Request:
Pull out of the data below the stretch of lines bounded by the one containing "Rebuild this chart" and the one containing "Condensed', 'DejaVu Sans", both bounds included, unchanged.

Entries with chart source code:
________

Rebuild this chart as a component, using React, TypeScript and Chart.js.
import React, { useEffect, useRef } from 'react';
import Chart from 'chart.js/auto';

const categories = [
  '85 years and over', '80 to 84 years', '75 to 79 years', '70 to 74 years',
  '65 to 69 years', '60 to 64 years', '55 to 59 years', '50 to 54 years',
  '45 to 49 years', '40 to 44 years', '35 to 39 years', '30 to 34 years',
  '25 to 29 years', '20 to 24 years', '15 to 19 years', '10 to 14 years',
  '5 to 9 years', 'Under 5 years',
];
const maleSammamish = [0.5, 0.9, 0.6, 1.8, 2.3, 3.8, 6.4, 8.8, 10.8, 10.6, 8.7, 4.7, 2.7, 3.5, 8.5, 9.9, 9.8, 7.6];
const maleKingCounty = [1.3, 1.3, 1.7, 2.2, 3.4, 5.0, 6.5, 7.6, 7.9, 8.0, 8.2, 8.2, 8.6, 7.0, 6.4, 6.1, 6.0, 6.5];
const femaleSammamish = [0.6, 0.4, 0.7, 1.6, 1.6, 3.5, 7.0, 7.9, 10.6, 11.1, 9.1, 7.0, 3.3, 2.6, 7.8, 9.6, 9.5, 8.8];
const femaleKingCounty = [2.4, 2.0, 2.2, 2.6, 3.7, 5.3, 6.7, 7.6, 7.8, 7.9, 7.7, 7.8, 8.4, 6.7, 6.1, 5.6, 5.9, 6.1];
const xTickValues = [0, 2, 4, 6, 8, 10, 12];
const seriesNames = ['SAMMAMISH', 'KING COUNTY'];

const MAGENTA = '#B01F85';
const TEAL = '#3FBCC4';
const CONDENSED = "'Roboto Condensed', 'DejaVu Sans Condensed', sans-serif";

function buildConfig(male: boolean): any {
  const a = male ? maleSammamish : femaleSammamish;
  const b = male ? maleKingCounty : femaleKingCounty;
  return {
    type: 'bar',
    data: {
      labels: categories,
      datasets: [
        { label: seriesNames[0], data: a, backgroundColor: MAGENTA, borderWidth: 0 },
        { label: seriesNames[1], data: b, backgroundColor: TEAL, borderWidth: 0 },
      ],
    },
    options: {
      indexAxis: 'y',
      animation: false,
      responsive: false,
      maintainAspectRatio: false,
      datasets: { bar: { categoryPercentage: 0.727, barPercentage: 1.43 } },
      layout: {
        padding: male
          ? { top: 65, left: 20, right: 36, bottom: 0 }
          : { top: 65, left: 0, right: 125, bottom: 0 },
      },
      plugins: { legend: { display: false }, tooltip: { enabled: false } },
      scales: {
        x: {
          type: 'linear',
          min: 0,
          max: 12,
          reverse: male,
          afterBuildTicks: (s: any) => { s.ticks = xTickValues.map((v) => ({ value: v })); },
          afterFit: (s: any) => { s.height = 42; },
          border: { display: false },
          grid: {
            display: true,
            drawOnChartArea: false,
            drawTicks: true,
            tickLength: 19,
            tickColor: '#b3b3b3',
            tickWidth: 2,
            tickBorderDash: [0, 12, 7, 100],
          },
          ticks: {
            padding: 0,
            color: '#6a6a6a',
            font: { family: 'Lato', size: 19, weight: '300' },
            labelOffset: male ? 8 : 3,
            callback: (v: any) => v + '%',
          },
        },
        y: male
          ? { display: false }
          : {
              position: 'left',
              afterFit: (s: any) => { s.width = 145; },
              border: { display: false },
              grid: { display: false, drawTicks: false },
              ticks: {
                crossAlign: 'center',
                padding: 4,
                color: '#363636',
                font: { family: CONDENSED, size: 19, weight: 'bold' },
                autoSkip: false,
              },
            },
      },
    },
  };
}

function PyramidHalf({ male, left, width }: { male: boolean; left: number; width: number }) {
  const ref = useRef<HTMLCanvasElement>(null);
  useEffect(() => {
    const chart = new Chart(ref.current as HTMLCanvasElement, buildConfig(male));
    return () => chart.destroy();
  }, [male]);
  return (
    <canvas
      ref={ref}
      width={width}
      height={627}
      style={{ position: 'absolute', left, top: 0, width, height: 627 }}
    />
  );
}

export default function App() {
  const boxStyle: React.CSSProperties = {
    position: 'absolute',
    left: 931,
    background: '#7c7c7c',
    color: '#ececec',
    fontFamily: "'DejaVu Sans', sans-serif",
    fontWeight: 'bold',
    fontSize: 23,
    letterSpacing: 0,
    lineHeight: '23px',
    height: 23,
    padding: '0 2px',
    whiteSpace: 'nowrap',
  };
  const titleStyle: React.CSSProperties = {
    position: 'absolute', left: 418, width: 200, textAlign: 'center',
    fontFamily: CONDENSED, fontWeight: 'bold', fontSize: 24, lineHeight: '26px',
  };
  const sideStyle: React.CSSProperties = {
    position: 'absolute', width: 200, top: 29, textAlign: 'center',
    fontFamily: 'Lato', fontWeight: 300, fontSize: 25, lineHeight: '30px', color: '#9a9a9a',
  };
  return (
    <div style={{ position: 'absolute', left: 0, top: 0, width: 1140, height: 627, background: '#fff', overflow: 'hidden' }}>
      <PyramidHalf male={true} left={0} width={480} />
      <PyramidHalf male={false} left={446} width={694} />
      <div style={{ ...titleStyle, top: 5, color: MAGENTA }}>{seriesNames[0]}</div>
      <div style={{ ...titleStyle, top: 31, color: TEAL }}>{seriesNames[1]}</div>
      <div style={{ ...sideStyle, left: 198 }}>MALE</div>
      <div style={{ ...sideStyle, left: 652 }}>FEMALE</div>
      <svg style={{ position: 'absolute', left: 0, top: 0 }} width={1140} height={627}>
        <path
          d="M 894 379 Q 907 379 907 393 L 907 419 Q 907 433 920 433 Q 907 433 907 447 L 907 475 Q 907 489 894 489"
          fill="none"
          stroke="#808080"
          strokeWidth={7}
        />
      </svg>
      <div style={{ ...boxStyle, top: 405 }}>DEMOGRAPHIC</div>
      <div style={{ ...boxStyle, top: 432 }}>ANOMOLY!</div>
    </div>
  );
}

________

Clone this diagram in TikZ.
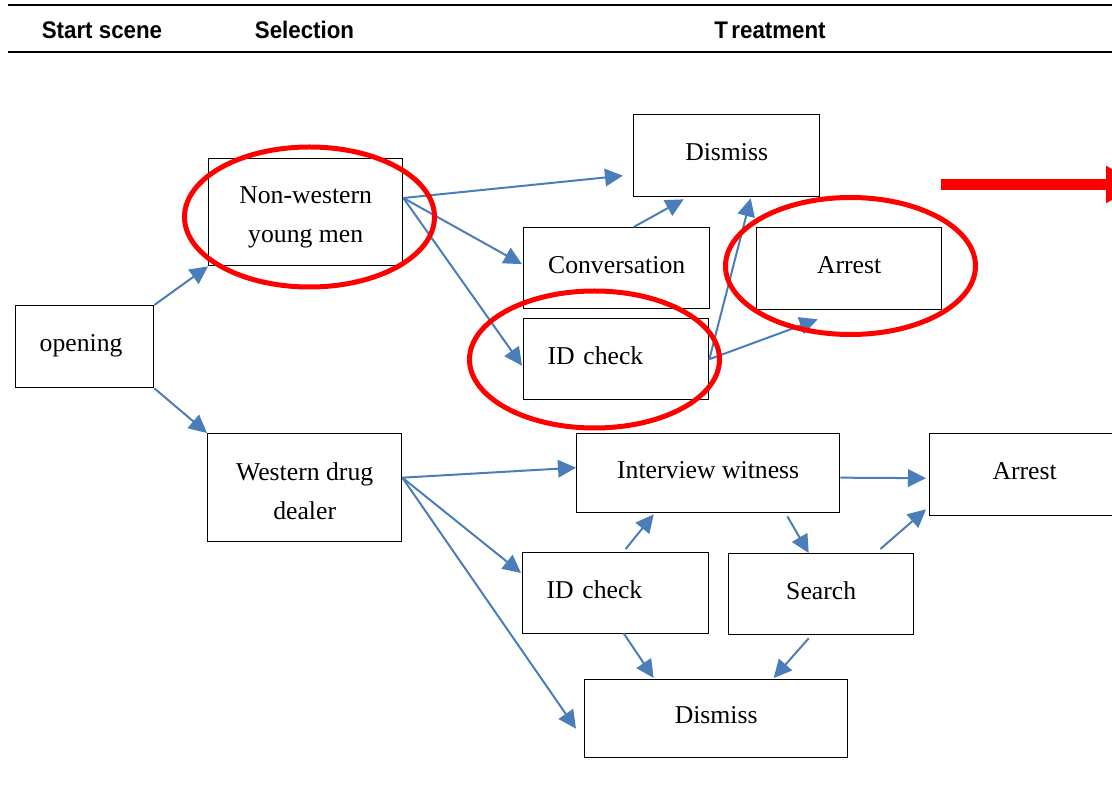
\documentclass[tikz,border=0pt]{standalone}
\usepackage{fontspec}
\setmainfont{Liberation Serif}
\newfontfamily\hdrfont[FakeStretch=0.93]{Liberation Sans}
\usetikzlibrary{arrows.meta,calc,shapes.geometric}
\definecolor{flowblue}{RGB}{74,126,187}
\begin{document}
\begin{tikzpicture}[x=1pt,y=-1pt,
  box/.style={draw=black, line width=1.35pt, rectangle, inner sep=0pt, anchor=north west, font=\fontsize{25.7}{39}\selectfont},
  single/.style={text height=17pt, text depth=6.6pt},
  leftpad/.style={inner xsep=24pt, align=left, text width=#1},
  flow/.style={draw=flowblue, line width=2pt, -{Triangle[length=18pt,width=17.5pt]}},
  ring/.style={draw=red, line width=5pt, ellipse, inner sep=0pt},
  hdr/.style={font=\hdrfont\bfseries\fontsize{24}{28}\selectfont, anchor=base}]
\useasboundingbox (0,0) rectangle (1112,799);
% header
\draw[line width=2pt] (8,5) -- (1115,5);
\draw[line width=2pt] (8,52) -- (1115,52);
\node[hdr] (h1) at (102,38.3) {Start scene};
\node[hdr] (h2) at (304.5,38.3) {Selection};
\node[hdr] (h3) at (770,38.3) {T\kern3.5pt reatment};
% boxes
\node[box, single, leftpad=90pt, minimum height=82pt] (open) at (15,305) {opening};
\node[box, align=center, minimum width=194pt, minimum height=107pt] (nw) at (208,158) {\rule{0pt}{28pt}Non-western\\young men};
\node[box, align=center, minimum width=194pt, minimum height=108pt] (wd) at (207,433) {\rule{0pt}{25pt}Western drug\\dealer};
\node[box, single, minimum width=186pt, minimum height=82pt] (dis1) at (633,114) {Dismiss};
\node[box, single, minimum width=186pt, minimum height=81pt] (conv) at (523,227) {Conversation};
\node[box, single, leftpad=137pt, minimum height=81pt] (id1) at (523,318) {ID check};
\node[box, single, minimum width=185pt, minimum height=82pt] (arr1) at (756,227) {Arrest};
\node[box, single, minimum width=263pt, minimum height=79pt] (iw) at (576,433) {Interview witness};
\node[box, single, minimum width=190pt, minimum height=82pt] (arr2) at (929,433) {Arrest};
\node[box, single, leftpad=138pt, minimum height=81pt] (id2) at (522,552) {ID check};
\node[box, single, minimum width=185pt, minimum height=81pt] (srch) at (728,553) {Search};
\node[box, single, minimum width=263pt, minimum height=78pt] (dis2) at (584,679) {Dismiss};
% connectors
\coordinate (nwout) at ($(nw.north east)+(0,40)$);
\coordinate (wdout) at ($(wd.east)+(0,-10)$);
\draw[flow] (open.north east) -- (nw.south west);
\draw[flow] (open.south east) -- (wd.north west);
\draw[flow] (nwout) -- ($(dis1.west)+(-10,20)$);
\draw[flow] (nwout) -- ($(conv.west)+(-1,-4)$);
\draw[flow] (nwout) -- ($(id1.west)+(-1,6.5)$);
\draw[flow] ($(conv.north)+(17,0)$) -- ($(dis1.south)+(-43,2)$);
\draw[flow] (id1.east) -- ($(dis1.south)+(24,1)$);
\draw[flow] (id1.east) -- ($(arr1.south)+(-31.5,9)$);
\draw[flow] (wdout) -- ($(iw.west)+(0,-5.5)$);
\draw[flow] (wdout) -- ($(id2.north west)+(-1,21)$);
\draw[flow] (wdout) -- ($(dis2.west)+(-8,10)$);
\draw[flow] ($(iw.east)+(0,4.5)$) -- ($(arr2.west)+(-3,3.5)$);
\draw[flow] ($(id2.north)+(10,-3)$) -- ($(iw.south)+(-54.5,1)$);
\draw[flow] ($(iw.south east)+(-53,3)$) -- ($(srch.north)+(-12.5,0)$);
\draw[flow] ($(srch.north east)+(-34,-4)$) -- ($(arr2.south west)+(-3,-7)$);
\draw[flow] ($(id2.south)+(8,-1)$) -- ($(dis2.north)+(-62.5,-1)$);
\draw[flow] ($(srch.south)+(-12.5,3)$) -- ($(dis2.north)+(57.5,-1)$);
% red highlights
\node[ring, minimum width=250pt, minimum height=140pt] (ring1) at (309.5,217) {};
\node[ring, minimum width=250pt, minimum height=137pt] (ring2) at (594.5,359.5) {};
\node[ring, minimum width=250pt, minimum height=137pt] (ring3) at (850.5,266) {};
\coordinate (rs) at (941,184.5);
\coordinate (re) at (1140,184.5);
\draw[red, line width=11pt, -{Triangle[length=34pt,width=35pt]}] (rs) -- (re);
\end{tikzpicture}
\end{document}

________

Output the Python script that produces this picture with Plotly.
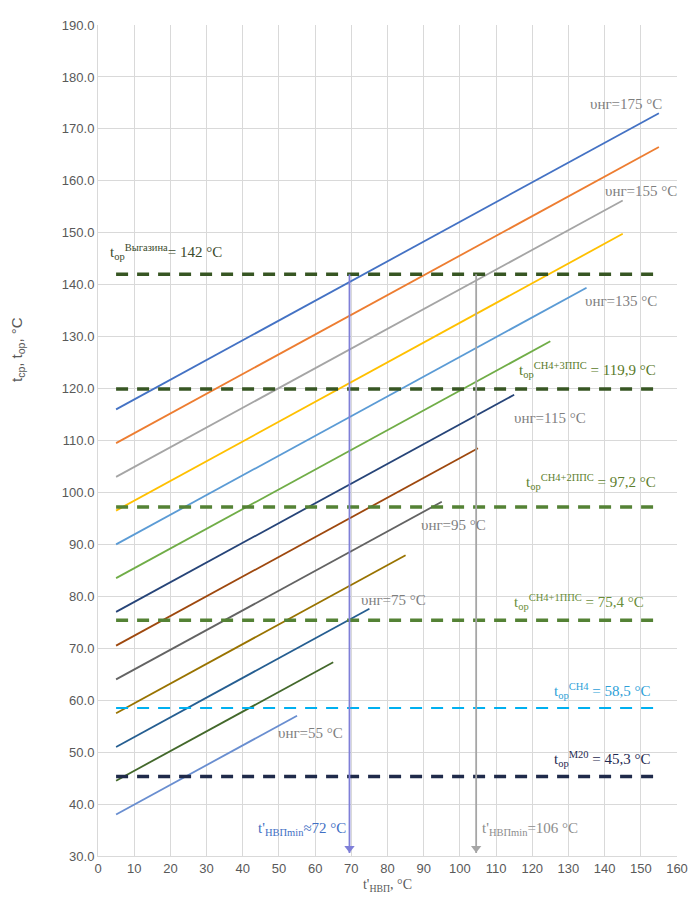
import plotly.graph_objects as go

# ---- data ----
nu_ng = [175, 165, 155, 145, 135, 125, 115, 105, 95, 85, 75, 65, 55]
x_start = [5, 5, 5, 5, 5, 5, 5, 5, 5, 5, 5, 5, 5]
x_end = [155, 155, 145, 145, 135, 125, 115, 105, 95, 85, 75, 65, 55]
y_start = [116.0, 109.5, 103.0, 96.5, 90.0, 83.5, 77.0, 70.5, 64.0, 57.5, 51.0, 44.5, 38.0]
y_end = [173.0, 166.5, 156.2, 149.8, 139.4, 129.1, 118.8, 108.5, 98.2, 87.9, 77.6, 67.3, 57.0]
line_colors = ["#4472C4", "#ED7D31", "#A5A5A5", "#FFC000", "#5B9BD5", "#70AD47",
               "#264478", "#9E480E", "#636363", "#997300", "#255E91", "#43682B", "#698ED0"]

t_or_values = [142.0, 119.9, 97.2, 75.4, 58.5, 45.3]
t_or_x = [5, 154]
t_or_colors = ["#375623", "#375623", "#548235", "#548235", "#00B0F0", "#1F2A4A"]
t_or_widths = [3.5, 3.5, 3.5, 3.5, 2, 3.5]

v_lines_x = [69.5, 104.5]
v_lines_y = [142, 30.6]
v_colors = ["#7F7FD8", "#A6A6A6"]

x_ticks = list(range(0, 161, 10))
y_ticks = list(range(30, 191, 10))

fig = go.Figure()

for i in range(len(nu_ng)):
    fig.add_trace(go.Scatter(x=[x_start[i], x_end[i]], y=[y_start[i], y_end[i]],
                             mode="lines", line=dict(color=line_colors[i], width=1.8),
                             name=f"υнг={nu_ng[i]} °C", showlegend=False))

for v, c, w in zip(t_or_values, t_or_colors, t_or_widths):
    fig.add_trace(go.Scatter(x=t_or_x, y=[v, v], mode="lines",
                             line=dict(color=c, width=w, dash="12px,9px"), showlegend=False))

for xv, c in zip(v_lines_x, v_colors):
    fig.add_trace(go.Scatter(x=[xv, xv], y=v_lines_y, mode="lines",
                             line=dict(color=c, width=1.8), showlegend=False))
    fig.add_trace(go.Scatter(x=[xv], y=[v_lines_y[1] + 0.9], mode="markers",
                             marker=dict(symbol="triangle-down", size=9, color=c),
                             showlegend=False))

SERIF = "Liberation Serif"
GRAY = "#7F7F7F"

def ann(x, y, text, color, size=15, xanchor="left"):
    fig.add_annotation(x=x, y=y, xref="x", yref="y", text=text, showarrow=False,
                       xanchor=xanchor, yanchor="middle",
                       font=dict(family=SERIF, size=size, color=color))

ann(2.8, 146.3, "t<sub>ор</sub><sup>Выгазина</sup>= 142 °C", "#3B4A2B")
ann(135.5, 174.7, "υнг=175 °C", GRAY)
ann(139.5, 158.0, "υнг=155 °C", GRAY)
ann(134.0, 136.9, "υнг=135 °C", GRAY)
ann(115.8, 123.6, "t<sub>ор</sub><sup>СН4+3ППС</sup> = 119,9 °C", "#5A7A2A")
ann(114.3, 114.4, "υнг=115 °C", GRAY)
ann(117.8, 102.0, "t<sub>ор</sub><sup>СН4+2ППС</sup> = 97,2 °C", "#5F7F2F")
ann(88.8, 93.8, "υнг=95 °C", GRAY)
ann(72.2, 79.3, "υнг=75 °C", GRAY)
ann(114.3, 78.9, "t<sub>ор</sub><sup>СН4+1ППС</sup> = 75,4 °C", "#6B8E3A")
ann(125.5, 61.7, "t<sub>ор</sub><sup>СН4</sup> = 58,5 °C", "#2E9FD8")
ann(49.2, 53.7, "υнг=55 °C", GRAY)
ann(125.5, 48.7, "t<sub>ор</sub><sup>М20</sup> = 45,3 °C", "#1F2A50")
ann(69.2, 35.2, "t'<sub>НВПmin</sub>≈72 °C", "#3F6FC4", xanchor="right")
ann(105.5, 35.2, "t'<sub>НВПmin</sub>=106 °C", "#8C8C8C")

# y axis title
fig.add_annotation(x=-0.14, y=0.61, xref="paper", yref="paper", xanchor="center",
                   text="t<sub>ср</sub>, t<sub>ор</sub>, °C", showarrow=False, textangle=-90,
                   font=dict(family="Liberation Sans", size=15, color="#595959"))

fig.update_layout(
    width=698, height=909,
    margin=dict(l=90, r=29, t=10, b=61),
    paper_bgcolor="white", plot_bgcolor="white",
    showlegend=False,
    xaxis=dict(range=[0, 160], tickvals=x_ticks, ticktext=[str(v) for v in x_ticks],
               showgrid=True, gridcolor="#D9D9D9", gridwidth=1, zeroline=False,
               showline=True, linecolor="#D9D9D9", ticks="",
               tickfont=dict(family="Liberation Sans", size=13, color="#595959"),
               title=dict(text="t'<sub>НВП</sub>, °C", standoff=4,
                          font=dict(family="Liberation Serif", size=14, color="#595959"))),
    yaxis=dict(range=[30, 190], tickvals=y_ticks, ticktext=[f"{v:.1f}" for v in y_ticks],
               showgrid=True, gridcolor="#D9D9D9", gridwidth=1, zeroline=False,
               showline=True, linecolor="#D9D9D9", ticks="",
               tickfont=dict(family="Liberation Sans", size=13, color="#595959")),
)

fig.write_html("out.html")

________

Solved problem:
Rebuild this chart as a component, using React, TypeScript and Chart.js.
import React, { useEffect, useRef } from 'react';
import Chart from 'chart.js/auto';

const categories = [
  '85 years and over', '80 to 84 years', '75 to 79 years', '70 to 74 years',
  '65 to 69 years', '60 to 64 years', '55 to 59 years', '50 to 54 years',
  '45 to 49 years', '40 to 44 years', '35 to 39 years', '30 to 34 years',
  '25 to 29 years', '20 to 24 years', '15 to 19 years', '10 to 14 years',
  '5 to 9 years', 'Under 5 years',
];
const maleSammamish = [0.5, 0.9, 0.6, 1.8, 2.3, 3.8, 6.4, 8.8, 10.8, 10.6, 8.7, 4.7, 2.7, 3.5, 8.5, 9.9, 9.8, 7.6];
const maleKingCounty = [1.3, 1.3, 1.7, 2.2, 3.4, 5.0, 6.5, 7.6, 7.9, 8.0, 8.2, 8.2, 8.6, 7.0, 6.4, 6.1, 6.0, 6.5];
const femaleSammamish = [0.6, 0.4, 0.7, 1.6, 1.6, 3.5, 7.0, 7.9, 10.6, 11.1, 9.1, 7.0, 3.3, 2.6, 7.8, 9.6, 9.5, 8.8];
const femaleKingCounty = [2.4, 2.0, 2.2, 2.6, 3.7, 5.3, 6.7, 7.6, 7.8, 7.9, 7.7, 7.8, 8.4, 6.7, 6.1, 5.6, 5.9, 6.1];
const xTickValues = [0, 2, 4, 6, 8, 10, 12];
const seriesNames = ['SAMMAMISH', 'KING COUNTY'];

const MAGENTA = '#B01F85';
const TEAL = '#3FBCC4';
const CONDENSED = "'Roboto Condensed', 'DejaVu Sans Condensed', sans-serif";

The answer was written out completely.